Because you are printing the value and not the address.

names[i] // Value

&names[i] // Address

Originally Posted by stahta01

Because you are printing the value and not the address.

names[i] // Value
&names[i] // Address

Nope... in this case 'names' is converted to a pointer and each element of the array is a pointer too...
To print a pointer, use %p, not %u.

More: There is no garantees where the compier will allocate the blocks of data, except for the individual string literals and the elements of array 'names' itself... In the example:

Code:

char *names[] = {  "t", "th", "str" };

The blocks 't\0', 'th\0' and 'str\0' could be allocated out of sequence.
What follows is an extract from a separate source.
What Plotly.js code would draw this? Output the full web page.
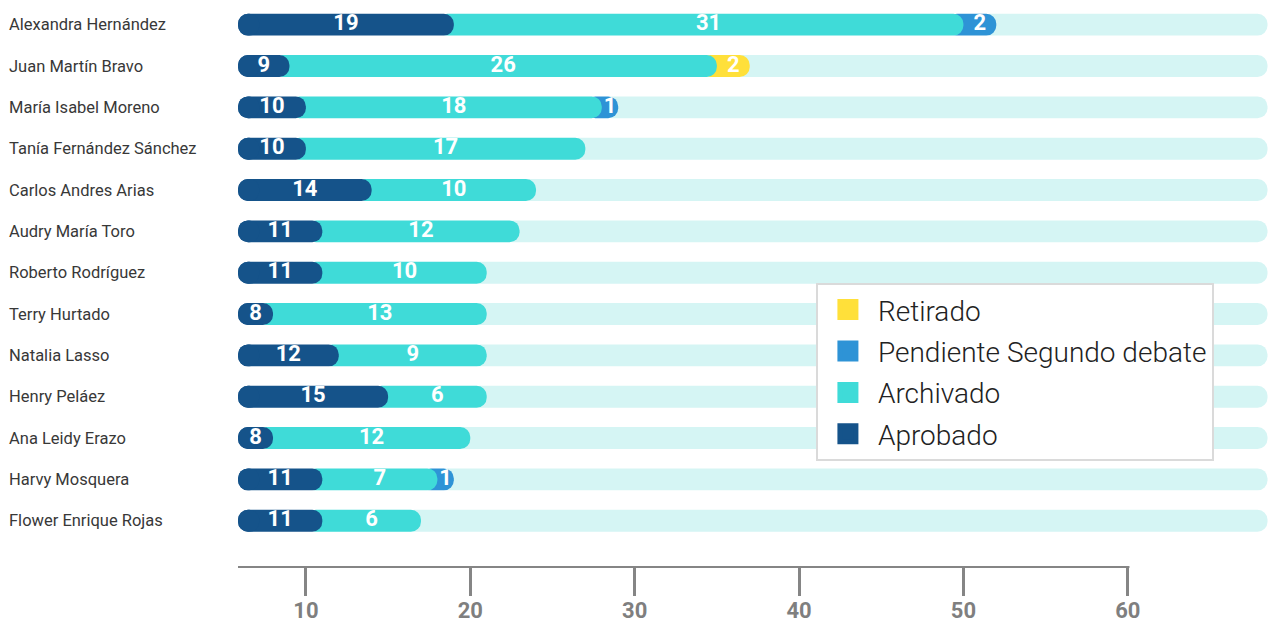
<!DOCTYPE html>
<html>
<head>
<meta charset="utf-8">
<script src="https://cdn.plot.ly/plotly-3.0.1.min.js"></script>
<style>
  html, body { margin: 0; padding: 0; background: #ffffff; }
  #chart { width: 1273px; height: 623px; }
</style>
</head>
<body>
<div id="chart"></div>
<script>
// ---- data ----
const names = [
  "Alexandra Hernández", "Juan Martín Bravo", "María Isabel Moreno",
  "Tanía Fernández Sánchez", "Carlos Andres Arias", "Audry María Toro",
  "Roberto Rodríguez", "Terry Hurtado", "Natalia Lasso", "Henry Peláez",
  "Ana Leidy Erazo", "Harvy Mosquera", "Flower Enrique Rojas"
];
const aprobado  = [19, 9, 10, 10, 14, 11, 11, 8, 12, 15, 8, 11, 11];
const archivado = [31, 26, 18, 17, 10, 12, 10, 13, 9, 6, 12, 7, 6];
const pendiente = [2, 0, 1, 0, 0, 0, 0, 0, 0, 0, 0, 1, 0];
const retirado  = [0, 2, 0, 0, 0, 0, 0, 0, 0, 0, 0, 0, 0];
const seriesNames = ["Aprobado", "Archivado", "Pendiente Segundo debate", "Retirado"];
const tickValues = [10, 20, 30, 40, 50, 60];

// ---- styling / layout constants ----
const colors = {
  "Aprobado": "#15538a",
  "Archivado": "#3fdbd8",
  "Pendiente Segundo debate": "#2e93d6",
  "Retirado": "#ffe03a",
  track: "#d5f5f4"
};
const xStart = 5.87;   // left edge of the axis range
const xEnd = 68.65;    // right edge of the axis range
const trackEnd = 68.5; // end of the light background track
const tuck = 1;        // how far each segment tucks under the previous rounded end
const capLen = 1.3;    // length of the left cap piece
const barW = 0.53;

const seriesVals = [aprobado, archivado, pendiente, retirado];
const cum = [];
for (let k = 0; k < seriesVals.length; k++) {
  cum.push(names.map((_, i) => (k === 0 ? 0 : cum[k - 1][i]) + seriesVals[k][i]));
}
const totals = cum[cum.length - 1];

const traces = [];
// background track
traces.push({
  type: "bar", orientation: "h", y: names,
  base: totals.map(t => t - tuck),
  x: totals.map(t => trackEnd - (t - tuck)),
  width: barW,
  marker: { color: colors.track, cornerradius: "50%" },
  showlegend: false, hoverinfo: "skip"
});
// later segments first so earlier segments sit on top
for (let k = seriesVals.length - 1; k >= 1; k--) {
  const nm = seriesNames[k];
  const base = [], len = [];
  names.forEach((_, i) => {
    const v = seriesVals[k][i];
    if (v > 0) {
      const b = cum[k - 1][i] - tuck;
      base.push(b); len.push(cum[k][i] - b);
    } else { base.push(null); len.push(null); }
  });
  traces.push({
    type: "bar", orientation: "h", y: names, base: base, x: len,
    width: barW, customdata: seriesVals[k],
    marker: { color: colors[nm], cornerradius: "50%" },
    name: nm, legendgroup: nm, showlegend: false,
    hovertemplate: "%{y}: %{customdata}<extra>" + nm + "</extra>"
  });
}
// first series: main piece plus a left cap so that the left end is rounded
traces.push({
  type: "bar", orientation: "h", y: names,
  base: names.map(() => xStart), x: aprobado.map(v => v - xStart),
  width: barW, customdata: aprobado,
  marker: { color: colors["Aprobado"], cornerradius: "50%" },
  name: "Aprobado", legendgroup: "Aprobado", showlegend: false,
  hovertemplate: "%{y}: %{customdata}<extra>Aprobado</extra>"
});
traces.push({
  type: "bar", orientation: "h", y: names,
  base: names.map(() => xStart + capLen), x: names.map(() => -capLen),
  width: barW,
  marker: { color: colors["Aprobado"], cornerradius: "50%" },
  name: "Aprobado", legendgroup: "Aprobado", showlegend: false,
  hoverinfo: "skip"
});

// value labels
const lx = [], ly = [], lt = [];
for (let k = 0; k < seriesVals.length; k++) {
  names.forEach((n, i) => {
    const v = seriesVals[k][i];
    if (v > 0) {
      const s = k === 0 ? xStart : cum[k - 1][i];
      lx.push((s + cum[k][i]) / 2); ly.push(n); lt.push(String(v));
    }
  });
}
traces.push({
  type: "scatter", mode: "text", x: lx, y: ly, text: lt,
  textposition: "middle center",
  textfont: { family: "Roboto, sans-serif", size: 22, color: "#ffffff", weight: 700 },
  showlegend: false, hoverinfo: "skip", cliponaxis: false
});

// legend entries
["Retirado", "Pendiente Segundo debate", "Archivado", "Aprobado"].forEach(nm => {
  traces.push({
    type: "scatter", mode: "markers", x: [null], y: [null],
    name: nm, legendgroup: nm,
    marker: { symbol: "square", size: 16, color: colors[nm], line: { color: colors[nm], width: 5 } },
    hoverinfo: "skip"
  });
});

// name labels on the left
const annotations = names.map(n => ({
  xref: "paper", yref: "y", x: 0, y: n, xshift: -231, yshift: 0,
  xanchor: "left", yanchor: "middle", showarrow: false, text: n,
  font: { family: "Roboto, sans-serif", size: 16.5, color: "#383838" }
}));

const layout = {
  width: 1273, height: 623,
  margin: { l: 238, r: 3, t: 4, b: 56 },
  paper_bgcolor: "#ffffff", plot_bgcolor: "#ffffff",
  barmode: "overlay",
  showlegend: true,
  legend: {
    x: 0.56, y: 0.5046, xanchor: "left", yanchor: "top",
    bgcolor: "#ffffff", bordercolor: "#dadada", borderwidth: 2,
    font: { family: "Roboto, sans-serif", size: 28, color: "#222222", weight: 300 },
    traceorder: "grouped", tracegroupgap: 2, itemwidth: 50
  },
  xaxis: {
    range: [xStart, xEnd], tickvals: tickValues,
    ticks: "outside", ticklen: 28, tickwidth: 3, tickcolor: "#858585",
    ticklabelstandoff: -4,
    tickfont: { family: "Roboto, sans-serif", size: 22, color: "#7f7f7f", weight: 700 },
    showgrid: false, zeroline: false, showline: false, fixedrange: true
  },
  yaxis: {
    type: "category", categoryorder: "array", categoryarray: names,
    range: [13.12, -0.5], showticklabels: false, showgrid: false,
    zeroline: false, showline: false, ticks: "", fixedrange: true
  },
  shapes: [{
    type: "line", xref: "x", yref: "paper", x0: xStart, x1: 60.1, y0: 0, y1: 0,
    line: { color: "#858585", width: 2 }, layer: "below"
  }],
  annotations: annotations
};

Plotly.newPlot("chart", traces, layout, { displayModeBar: false, responsive: false });
</script>
</body>
</html>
In assembly, the compiler could choose to do something like this:

Code:

section .data
str.names0:  db  't',0
i:           dd 0
str.names1:  db  't','h',0
names:       dq  str.names0, str.names1, str.names2
str.names2:  db  's', 't', 'r', 0

Except for the fact that 'str.names0', 'str.names1' and str.names2' are allocated in a different segment (.rodata), but, disconsidering this detail, the choice, above is still valid.

PS: Ok... i (if no otimizations were enabled) and names would be allocated on stack, but you get my point, don't ya?

Originally Posted by karthigan

Thank you for the detailed explanation! I used %p to print the pointer. And in this case, it is indeed continuous allocation - see output below:

Base Address of names : 0x561e9e1737d8
Base Address of string:0: 0x561e9e1737d8
Base Address of string:1: 0x561e9e1737da
Base Address of string:2: 0x561e9e1737dd

You're welcome.... But keep this in mind... it is not garanteed you got an sequential allocation, except for the array and individual string literals (which are pointers to arrays as well).

If you need that kind of garantee you could do:

Code:

static char *s = "t\0th\0str";
char *names[] = { s, s + 2, s + 5 };

And you are, still, doing something wrong... 'names' is allocated on stack, and its elements on .rodata section. They have different addresses:

Code:

#include <stdio.h>

int main( void )
{
  int i;
  char *names[] = { "t", "th", "str" };

  printf( "%p\n", names );

  for ( i = 0; i < 3; i++)
    printf( "%p\n", names[i] );
}

Compiling and running (x86-64):

Code:

$ cc -O2 -o test test.c
$ ./test
0x7ffc1c0d7620
0x55ff8695b804
0x55ff8695b806
0x55ff8695b809

Notice the different address form of 'names' (the first value).

Maybe drawing makes easier to see why 'name' and each element from the 'name' array cannot share their addresses:



I'm not having fun at your expense here... drawing really helps a lot!